Does the President Have Power Over Gas Prices?

I recently stumbled upon the Twitter account @pollreport, which allows me to stay up-to-date on the endless barrage of presidential candidate polling but also treats me to more interesting cultural political barometers like this one:

Personally I think the truth probably falls in the wide chasm between “do a lot” and “beyond any control,” but digging into the link I guess they would put me in the 12% of “Unsure.” I think it’s very interesting that over half the nation (according to this poll) thinks the President can do a lot about gas prices. Also at the link, a poll from last May shows 38% blaming “oil and gas companies” for “the recent spike in gas prices.” 22% outsource the blame to “oil exporting nations,” but another 12% give it to the “Obama administration.”

If you blame Obama for high gas prices, you probably think the President has restricted drilling or is driving inflation with his fiscal policies. If you think oil and gas companies are to blame, you probably think the President can get tough with them and tax or regulate them more to limit their wild profits. Either way, half the people think the President can have a big effect on the price at the pump. (That helps explain why a few months ago Bachmann was making really bold promises to bring gas back to $2.00 a gallon, and why Gingrich is now making slightly less bold promises to bring it back to $2.50.)

But does the President really have enormous power over the price of gas, or is that a fascist fantasy promulgated by a gullible electorate that wants a mighty monarch instead of a limited, divided government?

Well, technically, the President can try to mandate the price of gas, but I don’t think anybody wants to return to the long lines of the 70’s. I assume most people expect the President can affect the price of gas with his administration’s energy policies. Certainly the President’s attitude towards drilling can have some effect, but I seriously doubt it’s as much as Republicans think. For all the partisan yelling about Obama’s oil antipathy, US oil production has actually reversed a decades-long decline in recent years, and net imports have fallen drastically since 2006. Did this reduce gas prices? (As for inflation claims, well, oil and gas are pretty much the only things experiencing any “inflation” right now.) Likewise, the President’s attitude towards oil and gas company profits can probably have some effect, but I seriously doubt it’s as much as Democrats think. For all the partisan yelling about record profits, Exxon’s most recent margin was allegedly just one third of a cent per gallon, which, as an astute Reddit commenter put it, “They could cut the price 3 cents and make no profit and you as the consumer wouldn’t notice the difference.”

The complicated truth is that oil is a global commodity constantly being traded by a global market by thousands (millions?) of buyers and sellers. When that price goes up, the price at the pump has to go up, and all of the energy companies in between might not be making a single extra penny per gallon. From the left side, if you try to regulate their razor-thin margins away, you could run them out of business. And from the right side, our domestic oil production has already been increasing for a few years without having any noticeable effect on our gas prices. I’m willing to learn from someone who is more of a financial commodities expert, but I’m guessing that most of that oil goes right to the global market.
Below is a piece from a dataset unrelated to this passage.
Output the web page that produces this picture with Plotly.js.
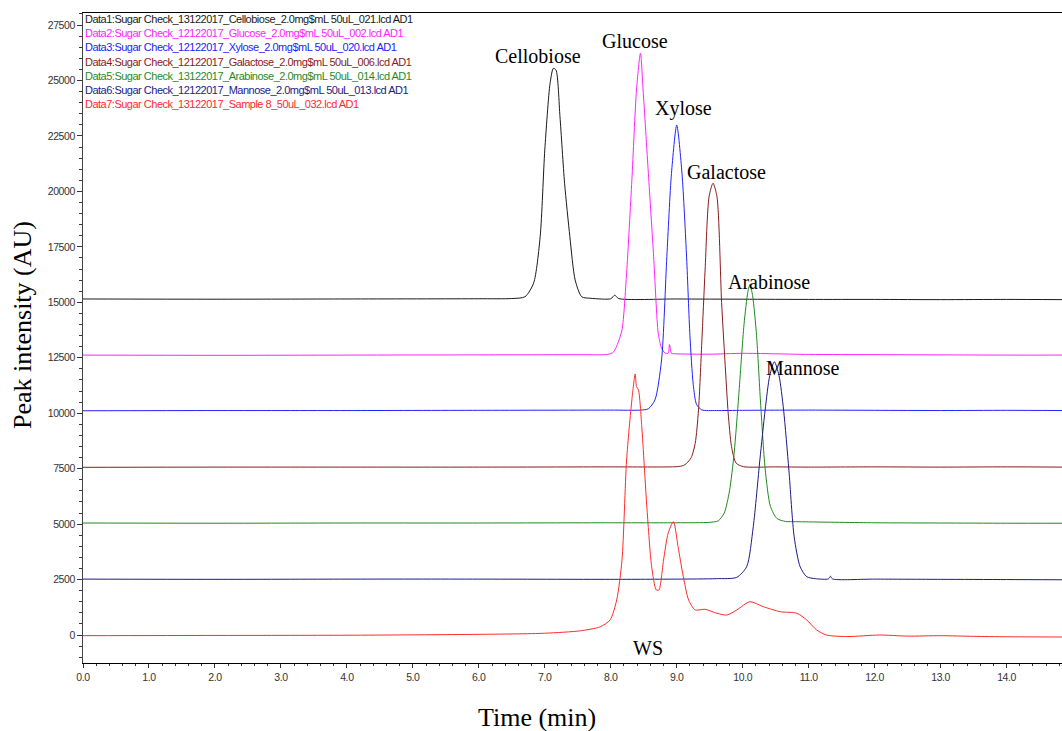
<!DOCTYPE html>
<html>
<head>
<meta charset="utf-8">
<script src="https://cdn.plot.ly/plotly-3.0.1.min.js"></script>
<style>html,body{margin:0;padding:0;background:#fff;}#chart{width:1062px;height:731px;}
text[data-unformatted^="Data"]{letter-spacing:-0.5px;}
</style>
</head>
<body>
<div id="chart"></div>
<script>
// ---- data ----
const seriesNames = [
  "Data1:Sugar Check_13122017_Cellobiose_2.0mg$mL 50uL_021.lcd AD1",
  "Data2:Sugar Check_12122017_Glucose_2.0mg$mL 50uL_002.lcd AD1",
  "Data3:Sugar Check_12122017_Xylose_2.0mg$mL 50uL_020.lcd AD1",
  "Data4:Sugar Check_12122017_Galactose_2.0mg$mL 50uL_006.lcd AD1",
  "Data5:Sugar Check_13122017_Arabinose_2.0mg$mL 50uL_014.lcd AD1",
  "Data6:Sugar Check_12122017_Mannose_2.0mg$mL 50uL_013.lcd AD1",
  "Data7:Sugar Check_13122017_Sample 8_50uL_032.lcd AD1"
];
const seriesColors = ["#1a1a1a", "#ff22ff", "#2222ff", "#8b1a1a", "#1f8a1f", "#1a1a8b", "#ff2a2a"];

const cellobioseX = [0, 2, 4, 6, 6.5, 6.70, 6.83, 6.93, 7.00, 7.08, 7.13, 7.17, 7.23, 7.30, 7.38, 7.46, 7.56, 7.7, 8.0, 8.06, 8.12, 9, 10, 11, 12, 13, 14, 14.84];
const cellobioseY = [15150, 15140, 15150, 15160, 15170, 15250, 15860, 17960, 21870, 24870, 25550, 25470, 23370, 20370, 17960, 16010, 15250, 15180, 15160, 15320, 15170, 15150, 15140, 15130, 15130, 15120, 15130, 15120];

const glucoseX = [0, 2, 4, 6, 7.5, 7.95, 8.04, 8.10, 8.17, 8.24, 8.32, 8.39, 8.45, 8.49, 8.57, 8.65, 8.72, 8.77, 8.82, 8.87, 8.89, 8.92, 8.97, 9.5, 10, 11, 12, 13, 14, 14.84];
const glucoseY = [12620, 12610, 12620, 12630, 12640, 12650, 12750, 13100, 13750, 16310, 20510, 24570, 26230, 24570, 20810, 17060, 13600, 12930, 12720, 12700, 13100, 12700, 12680, 12660, 12700, 12650, 12640, 12630, 12620, 12620];

const xyloseX = [0, 2, 4, 6, 8, 8.45, 8.57, 8.67, 8.77, 8.85, 8.92, 9.00, 9.08, 9.15, 9.20, 9.25, 9.30, 9.38, 9.6, 10, 11, 12, 13, 14, 14.84];
const xyloseY = [10110, 10120, 10120, 10130, 10140, 10140, 10200, 10600, 12400, 17060, 20810, 22990, 20800, 17000, 13500, 11300, 10400, 10150, 10120, 10130, 10140, 10130, 10120, 10130, 10120];

const galactoseX = [0, 2, 4, 6, 8, 9.0, 9.10, 9.15, 9.22, 9.28, 9.33, 9.38, 9.43, 9.49, 9.55, 9.61, 9.68, 9.73, 9.78, 9.83, 9.90, 10.01, 10.5, 11, 12, 13, 14, 14.84];
const galactoseY = [7560, 7570, 7570, 7570, 7580, 7590, 7640, 7740, 8000, 8640, 10140, 13200, 16460, 19760, 20370, 19760, 15000, 12400, 10000, 8500, 7750, 7590, 7580, 7570, 7580, 7570, 7580, 7570];

const arabinoseX = [0, 2, 4, 6, 8, 9.0, 9.5, 9.63, 9.72, 9.80, 9.87, 9.94, 10.02, 10.08, 10.11, 10.15, 10.21, 10.27, 10.34, 10.42, 10.52, 10.65, 10.8, 11, 12, 13, 14, 14.84];
const arabinoseY = [5050, 5040, 5050, 5050, 5060, 5060, 5080, 5150, 5500, 6500, 8200, 10800, 14000, 15500, 15800, 15300, 13500, 10500, 7500, 5800, 5250, 5120, 5110, 5100, 5060, 5050, 5040, 5040];

const mannoseX = [0, 2, 4, 6, 8, 9, 9.6, 9.91, 10.06, 10.16, 10.26, 10.34, 10.41, 10.48, 10.55, 10.62, 10.70, 10.78, 10.87, 10.97, 11.1, 11.30, 11.33, 11.36, 12, 13, 14, 14.84];
const mannoseY = [2520, 2510, 2520, 2520, 2510, 2520, 2540, 2600, 3080, 4880, 7890, 10140, 11700, 12320, 11700, 10140, 7440, 4430, 3080, 2630, 2540, 2530, 2650, 2530, 2520, 2510, 2500, 2490];

const sampleX = [0, 2, 4, 6, 7.0, 7.54, 7.84, 7.99, 8.09, 8.17, 8.24, 8.32, 8.37, 8.39, 8.42, 8.47, 8.55, 8.62, 8.69, 8.73, 8.80, 8.87, 8.95, 9.02, 9.10, 9.18, 9.28, 9.43, 9.61, 9.76, 9.91, 10.11, 10.31, 10.57, 10.82, 10.97, 11.12, 11.27, 11.58, 12.08, 12.5, 13, 13.5, 14, 14.84];
const sampleY = [-30, -20, -10, 30, 80, 190, 370, 680, 1580, 3380, 7890, 10600, 11770, 11200, 11050, 9390, 5640, 3080, 2030, 2030, 3380, 4590, 5110, 3980, 2630, 1580, 1130, 1160, 980, 900, 1130, 1500, 1280, 1050, 980, 680, 230, 0, -70, 0, -50, -30, -60, -80, -90];

const peakLabels = ["Cellobiose", "Glucose", "Xylose", "Galactose", "Arabinose", "Mannose", "WS"];
const peakLabelX = [6.90, 8.36, 9.10, 9.76, 10.40, 10.91, 8.57];
const peakLabelY = [26100, 26780, 23760, 20870, 15920, 12040, -590];

const xTitle = "Time (min)";
const yTitle = "Peak intensity (AU)";
// -----------------------------------------------------

const xs = [cellobioseX, glucoseX, xyloseX, galactoseX, arabinoseX, mannoseX, sampleX];
const ys = [cellobioseY, glucoseY, xyloseY, galactoseY, arabinoseY, mannoseY, sampleY];

const traces = xs.map((x, i) => ({
  x: x, y: ys[i], type: 'scatter', mode: 'lines', name: seriesNames[i],
  line: {color: seriesColors[i], width: 1, shape: 'spline', smoothing: 0.7},
  hoverinfo: 'x+y'
}));

const annotations = [];
const narrowFont = "Liberation Sans, Arial, sans-serif";
seriesNames.forEach((n, i) => {
  annotations.push({
    xref: 'paper', yref: 'paper', x: 0, y: (663 - (19.3 + i * 14.1)) / 650,
    xanchor: 'left', yanchor: 'middle', text: n, showarrow: false,
    font: {family: narrowFont, size: 11, color: seriesColors[i]}
  });
});
peakLabels.forEach((t, i) => {
  annotations.push({
    x: peakLabelX[i], y: peakLabelY[i], xref: 'x', yref: 'y', text: t, showarrow: false,
    xanchor: 'center', yanchor: 'middle',
    font: {family: "Liberation Serif, Times New Roman, serif", size: 20, color: '#000'}
  });
});
annotations.push({
  xref: 'paper', yref: 'paper', x: (537 - 83) / 979, y: (663 - 717) / 650,
  xanchor: 'center', yanchor: 'middle', text: xTitle, showarrow: false,
  font: {family: "Liberation Serif, Times New Roman, serif", size: 26, color: '#000'}
});
annotations.push({
  xref: 'paper', yref: 'paper', x: (22 - 83) / 979, y: (663 - 325) / 650,
  xanchor: 'center', yanchor: 'middle', text: yTitle, showarrow: false, textangle: -90,
  font: {family: "Liberation Serif, Times New Roman, serif", size: 26, color: '#000'}
});

const tickFont = {family: narrowFont, size: 10.5, color: '#333'};
const layout = {
  width: 1062, height: 731,
  margin: {l: 83, r: 0, t: 13, b: 68, pad: 0},
  paper_bgcolor: '#fff', plot_bgcolor: '#fff',
  showlegend: false,
  xaxis: {
    range: [0, 14.84], dtick: 1, tick0: 0, tickformat: '.1f',
    ticks: 'outside', ticklen: 4, tickcolor: '#333', tickwidth: 1,
    minor: {dtick: 0.2, ticks: 'outside', ticklen: 2, tickcolor: '#333', showgrid: false},
    showline: true, linecolor: '#000', linewidth: 1, mirror: true,
    showgrid: false, zeroline: false, tickfont: tickFont
  },
  yaxis: {
    range: [-1262, 28043], dtick: 2500, tick0: 0, tickformat: 'd',
    ticks: 'outside', ticklen: 5, tickcolor: '#333', tickwidth: 1,
    minor: {dtick: 500, ticks: 'outside', ticklen: 3, tickcolor: '#333', showgrid: false},
    showline: true, linecolor: '#444', linewidth: 1,
    showgrid: false, zeroline: false, tickfont: tickFont
  },
  annotations: annotations
};

Plotly.newPlot('chart', traces, layout, {displayModeBar: false, staticPlot: true}).then(() => {
  document.querySelectorAll('#chart .xtick text, #chart .ytick text').forEach(t => {
    t.style.letterSpacing = '-0.4px';
  });
});
</script>
</body>
</html>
Even if the United States temporarily became completely oil independent, that guarantees nothing about what the price of that oil would be. Maybe some overall shipping costs could go down due to increased locality, but you’re still going to have all the costs of extraction and some sort of market with contracts that get the end product to pumps all over the country.

Demand for global oil is high and rising further, though I can’t explain why the global oil price seems to fluctuate so sharply sometimes. You might be able to put some blame on “speculators,” and I’m surprised they were nowhere to be seen on that poll since they seemed to be all the rage a few years ago. I’ve read claims that speculators are not the culprits, and that they can only buy what someone else is selling and have just as much a chance of losing money as making money. I believe Thomas Sowell says in Basic Economics that commodities traders help the markets immensely by guaranteeing buyers for products and that sort of thing. I’m not convinced this explains all the fluctuations in oil prices, and I’ve seen arguments that there are types of trading mechanisms where there isn’t a seller on the other side but the price can still be driven up, or something, but I’m pretty ignorant about these kinds of things. My general understanding, though, is that investors make our access to gas more reliable, and any attempts by our government to reduce their influence would probably make things worse, not better.

So while I can’t explain every fluctuation in the global oil markets, I do know that these markets are by far the biggest factor in the price at the pump. It’s a complicated product with incredibly high demand that’s expensively extracted and refined by companies that make relatively low profit margins but sell a whole lot of it, and there’s very little the President can do to make that price higher or lower. The President is not a King, and there are some tides he just can’t turn.